Instruction: Leave out all pictures. Return exactly the lines from the top of the material through the line containing "from plotly.subplots import make_subplots".
* * * *
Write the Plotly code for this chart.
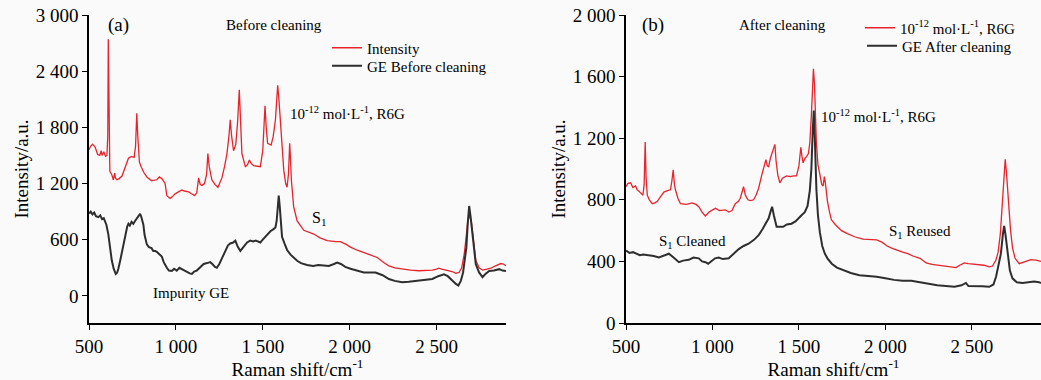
import plotly.graph_objects as go
from plotly.subplots import make_subplots

# ---------------- data ----------------
# Panel (a): before cleaning
a_red_x = [500, 510, 521, 535, 550, 562, 570, 575, 585, 595, 603, 608, 611, 615, 620, 630, 640, 648, 652, 660,
           672, 690, 710, 727, 745, 760, 768, 775, 781, 790, 800, 815, 833, 860, 890, 905, 920, 938, 948, 967,
           980, 996, 1015, 1034, 1050, 1073, 1090, 1108, 1120, 1131, 1140, 1150, 1165, 1177, 1184, 1192, 1207, 1225, 1242, 1265,
           1280, 1294, 1305, 1313, 1320, 1332, 1345, 1355, 1365, 1372, 1380, 1400, 1412, 1423, 1435, 1448, 1470, 1486, 1500, 1507,
           1513, 1520, 1528, 1548, 1560, 1573, 1580, 1586, 1593, 1601, 1611, 1621, 1632, 1640, 1648, 1655, 1660, 1665, 1678, 1698,
           1736, 1794, 1830, 1871, 1920, 1947, 1980, 2005, 2040, 2082, 2120, 2159, 2200, 2226, 2260, 2303, 2350, 2399, 2440, 2476,
           2500, 2514, 2530, 2563, 2590, 2611, 2630, 2645, 2660, 2670, 2680, 2690, 2700, 2713, 2726, 2745, 2765, 2790, 2812, 2840,
           2870, 2885, 2900]
a_red_y = [1560, 1600, 1620, 1590, 1510, 1500, 1550, 1500, 1540, 1490, 1500, 1700, 2740, 1900, 1330, 1300, 1240, 1310, 1260, 1240,
           1250, 1280, 1390, 1470, 1490, 1480, 1600, 1950, 1700, 1430, 1380, 1320, 1270, 1230, 1240, 1270, 1250, 1200, 1070, 1040,
           1060, 1090, 1110, 1130, 1120, 1110, 1090, 1070, 1100, 1260, 1190, 1180, 1200, 1300, 1520, 1380, 1240, 1190, 1160, 1260,
           1380, 1520, 1700, 1880, 1720, 1550, 1620, 1850, 2200, 1800, 1520, 1380, 1400, 1450, 1410, 1390, 1380, 1380, 1550, 1800,
           2030, 1800, 1630, 1610, 1700, 1880, 2150, 2250, 2100, 1870, 1600, 1340, 1200, 1160, 1300, 1630, 1450, 1230, 950, 800,
           700, 660, 620, 590, 580, 580, 550, 520, 490, 460, 440, 410, 350, 320, 300, 285, 275, 268, 270, 275,
           285, 295, 285, 275, 260, 240, 250, 300, 450, 620, 790, 860, 800, 590, 380, 300, 275, 285, 295, 320,
           345, 340, 322]

a_blk_x = [500, 510, 520, 530, 540, 554, 565, 575, 585, 592, 600, 611, 620, 631, 642, 654, 662, 669, 680, 690,
           698, 710, 720, 727, 735, 745, 755, 765, 775, 785, 794, 800, 808, 813, 820, 833, 845, 860, 870, 881,
           890, 905, 919, 930, 940, 948, 960, 977, 990, 1005, 1020, 1034, 1050, 1065, 1080, 1092, 1105, 1120, 1140, 1160,
           1180, 1198, 1210, 1225, 1236, 1250, 1265, 1284, 1300, 1313, 1330, 1342, 1355, 1371, 1390, 1410, 1428, 1445, 1460, 1486,
           1500, 1520, 1544, 1560, 1573, 1580, 1585, 1592, 1598, 1605, 1611, 1625, 1640, 1660, 1680, 1698, 1720, 1755, 1790, 1820,
           1851, 1880, 1910, 1928, 1950, 1975, 2005, 2040, 2082, 2120, 2149, 2190, 2226, 2260, 2303, 2340, 2370, 2399, 2440, 2476,
           2510, 2543, 2565, 2591, 2610, 2626, 2640, 2653, 2663, 2672, 2680, 2688, 2696, 2707, 2716, 2726, 2745, 2765, 2780, 2803,
           2830, 2861, 2880, 2900]
a_blk_y = [880, 900, 870, 890, 850, 840, 860, 820, 830, 800, 760, 660, 520, 380, 290, 235, 250, 290, 380, 470,
           560, 680, 740, 770, 750, 790, 770, 800, 830, 860, 875, 850, 800, 760, 650, 550, 520, 510, 480, 480,
           470, 440, 420, 360, 320, 300, 270, 265, 290, 270, 300, 285, 270, 250, 240, 235, 260, 270, 300, 340,
           350, 360, 340, 310, 300, 340, 400, 480, 540, 560, 570, 590, 530, 480, 520, 570, 590, 580, 590, 570,
           600, 640, 690, 710, 730, 800, 950, 1070, 950, 750, 630, 560, 490, 440, 400, 375, 350, 330, 320, 330,
           325, 320, 340, 355, 340, 310, 290, 270, 250, 250, 250, 220, 180, 160, 145, 150, 155, 160, 170, 180,
           210, 230, 210, 160, 130, 110, 160, 250, 380, 520, 780, 960, 850, 660, 480, 340, 250, 200, 230, 265,
           270, 285, 270, 265]

# Panel (b): after cleaning
b_red_x = [500, 510, 527, 540, 555, 565, 580, 598, 605, 611, 616, 623, 635, 652, 667, 681, 700, 719, 740, 757,
           765, 773, 780, 786, 800, 815, 850, 882, 905, 921, 940, 959, 980, 1000, 1017, 1040, 1074, 1095, 1113, 1132,
           1150, 1161, 1172, 1180, 1190, 1205, 1220, 1238, 1252, 1267, 1285, 1297, 1309, 1317, 1325, 1335, 1345, 1353, 1361, 1368,
           1378, 1390, 1405, 1428, 1450, 1470, 1486, 1500, 1511, 1518, 1524, 1535, 1544, 1555, 1563, 1572, 1579, 1584, 1590, 1596,
           1601, 1610, 1621, 1632, 1640, 1647, 1653, 1660, 1665, 1677, 1688, 1710, 1746, 1780, 1822, 1870, 1919, 1950, 1980, 2010,
           2040, 2082, 2100, 2130, 2159, 2200, 2236, 2270, 2313, 2360, 2409, 2430, 2457, 2480, 2524, 2570, 2600, 2620, 2640, 2652,
           2665, 2678, 2686, 2693, 2700, 2712, 2724, 2735, 2750, 2774, 2800, 2820, 2841, 2870, 2900]
b_red_y = [885, 905, 910, 880, 890, 865, 850, 830, 900, 1175, 950, 830, 800, 775, 780, 790, 820, 850, 860, 865,
           920, 995, 900, 865, 810, 775, 770, 780, 770, 755, 720, 695, 720, 735, 745, 730, 735, 720, 730, 775,
           790, 810, 850, 885, 830, 800, 795, 800, 830, 875, 960, 1010, 1060, 1020, 1015, 1070, 1100, 1130, 1160, 1050,
           960, 910, 940, 955, 950, 955, 955, 1020, 1140, 1080, 1040, 1070, 1080, 1100, 1170, 1350, 1560, 1650, 1550, 1350,
           1170, 1030, 950, 900, 890, 950, 910, 830, 790, 720, 670, 640, 600, 580, 560, 545, 540, 540, 525, 500,
           485, 465, 460, 450, 435, 420, 390, 380, 375, 370, 360, 375, 390, 385, 382, 375, 365, 370, 410, 460,
           580, 780, 960, 1063, 980, 770, 600, 490, 420, 385, 395, 405, 412, 408, 400]

b_blk_x = [500, 520, 540, 556, 580, 600, 633, 660, 690, 720, 748, 770, 790, 806, 830, 863, 890, 921, 940, 960,
           975, 995, 1015, 1036, 1060, 1094, 1120, 1152, 1180, 1209, 1240, 1267, 1290, 1310, 1325, 1335, 1345, 1355, 1371, 1390,
           1409, 1430, 1457, 1480, 1495, 1515, 1534, 1550, 1563, 1572, 1580, 1586, 1592, 1601, 1610, 1621, 1635, 1650, 1665, 1690,
           1720, 1750, 1800, 1850, 1900, 1950, 2000, 2050, 2100, 2150, 2200, 2250, 2300, 2350, 2400, 2440, 2466, 2480, 2520, 2560,
           2600, 2625, 2640, 2655, 2668, 2680, 2687, 2695, 2706, 2720, 2735, 2760, 2793, 2830, 2860, 2889, 2900]
b_blk_y = [470, 455, 460, 450, 440, 445, 440, 435, 425, 440, 450, 430, 410, 395, 405, 410, 425, 420, 400, 395,
           385, 405, 420, 425, 415, 420, 450, 480, 500, 515, 540, 570, 610, 650, 680, 720, 755, 700, 625, 625,
           625, 640, 645, 660, 680, 700, 720, 760, 860, 1000, 1250, 1380, 1200, 870, 700, 590, 500, 450, 420, 385,
           360, 345, 325, 310, 305, 300, 290, 280, 275, 275, 265, 255, 245, 240, 235, 245, 260, 240, 240, 238,
           235, 250, 300, 380, 450, 580, 630, 570, 450, 340, 290, 265, 260, 265, 270, 265, 260]

x_ticks = [500, 1000, 1500, 2000, 2500]
x_ticktext = ["500", "1 000", "1 500", "2 000", "2 500"]
a_y_ticks = [0, 600, 1200, 1800, 2400, 3000]
a_y_ticktext = ["0", "600", "1 200", "1 800", "2 400", "3 000"]
b_y_ticks = [0, 400, 800, 1200, 1600, 2000]
b_y_ticktext = ["0", "400", "800", "1 200", "1 600", "2 000"]

# ---------------- figure ----------------
RED = "#e8232b"
BLK = "#2e2e2e"
FONT = "Liberation Serif, Times New Roman, DejaVu Serif, serif"
R6G = "10<sup>-12</sup> mol·L<sup>-1</sup>, R6G"

fig = make_subplots(rows=1, cols=2)

fig.add_trace(go.Scatter(x=a_red_x, y=a_red_y, mode="lines", name="Intensity",
                         line=dict(color=RED, width=1.3), legend="legend"), row=1, col=1)
fig.add_trace(go.Scatter(x=a_blk_x, y=a_blk_y, mode="lines", name="GE Before cleaning",
                         line=dict(color=BLK, width=2.0), legend="legend3"), row=1, col=1)
fig.add_trace(go.Scatter(x=b_red_x, y=b_red_y, mode="lines", name=R6G,
                         line=dict(color=RED, width=1.3), legend="legend2"), row=1, col=2)
fig.add_trace(go.Scatter(x=b_blk_x, y=b_blk_y, mode="lines", name="GE After cleaning",
                         line=dict(color=BLK, width=2.0), legend="legend4"), row=1, col=2)

W, H = 1041, 380
axis_common = dict(showline=True, linecolor="black", linewidth=1.6, ticks="outside",
                   ticklen=5, tickwidth=1.4, tickcolor="black", showgrid=False, zeroline=False,
                   automargin=False,
                   tickfont=dict(family=FONT, size=19, color="black"))

fig.update_xaxes(**axis_common, range=[500, 2900], tickvals=x_ticks, ticktext=x_ticktext,
                 title=dict(text="Raman shift/cm<sup>-1</sup>", font=dict(family=FONT, size=19, color="black"),
                            standoff=2))
fig.update_xaxes(domain=[89 / W, 506 / W], row=1, col=1)
fig.update_xaxes(domain=[626 / W, 1.0], row=1, col=2)

fig.update_yaxes(**axis_common,
                 title=dict(text="Intensity/a.u.", font=dict(family=FONT, size=19, color="black"), standoff=2))
fig.update_yaxes(range=[-290, 3000], tickvals=a_y_ticks, ticktext=a_y_ticktext, row=1, col=1)
fig.update_yaxes(range=[0, 2000], tickvals=b_y_ticks, ticktext=b_y_ticktext, row=1, col=2)

ann_font = dict(family=FONT, size=15, color="black")
anns = [
    dict(x=598, y=2890, xref="x", yref="y", text="(a)", font=dict(family=FONT, size=19, color="black")),
    dict(x=1278, y=2890, xref="x", yref="y", text="Before cleaning", font=ann_font),
    dict(x=1648, y=1950, xref="x", yref="y", text=R6G, font=ann_font),
    dict(x=1774, y=825, xref="x", yref="y", text="S<sub>1</sub>", font=dict(family=FONT, size=16, color="black")),
    dict(x=858, y=32, xref="x", yref="y", text="Impurity GE", font=ann_font),
    dict(x=582, y=1936, xref="x2", yref="y2", text="(b)", font=dict(family=FONT, size=19, color="black")),
    dict(x=1142, y=1936, xref="x2", yref="y2", text="After cleaning", font=ann_font),
    dict(x=1615, y=1344, xref="x2", yref="y2", text=R6G, font=ann_font),
    dict(x=681, y=525, xref="x2", yref="y2", text="S<sub>1</sub> Cleaned", font=ann_font),
    dict(x=2007, y=590, xref="x2", yref="y2", text="S<sub>1</sub> Reused", font=ann_font),
]
for a in anns:
    a.update(showarrow=False, xanchor="left", yanchor="middle")
    fig.add_annotation(**a)


def py_to_paper(py):
    return (323 - py) / 308


legend_common = dict(font=dict(family=FONT, size=15, color="black"), bgcolor="rgba(0,0,0,0)",
                     borderwidth=0, xanchor="left", yanchor="middle", tracegroupgap=0)
fig.update_layout(
    width=W, height=H,
    font=dict(family=FONT, color="black"),
    margin=dict(l=0, r=0, t=15, b=57, autoexpand=False),
    paper_bgcolor="#fafafa", plot_bgcolor="#fafafa",
    showlegend=True,
    legend=dict(**legend_common, x=327 / W, y=py_to_paper(48)),
    legend3=dict(**legend_common, x=327 / W, y=py_to_paper(66)),
    legend2=dict(**legend_common, x=860 / W, y=py_to_paper(28)),
    legend4=dict(**legend_common, x=862 / W, y=py_to_paper(46)),
)

fig.write_html("out.html", config={"displayModeBar": False},
               post_script="document.body.style.margin='0';document.body.style.overflow='hidden';")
* * * *
Result below:
Write the Plotly code for this chart.
import plotly.graph_objects as go
from plotly.subplots import make_subplots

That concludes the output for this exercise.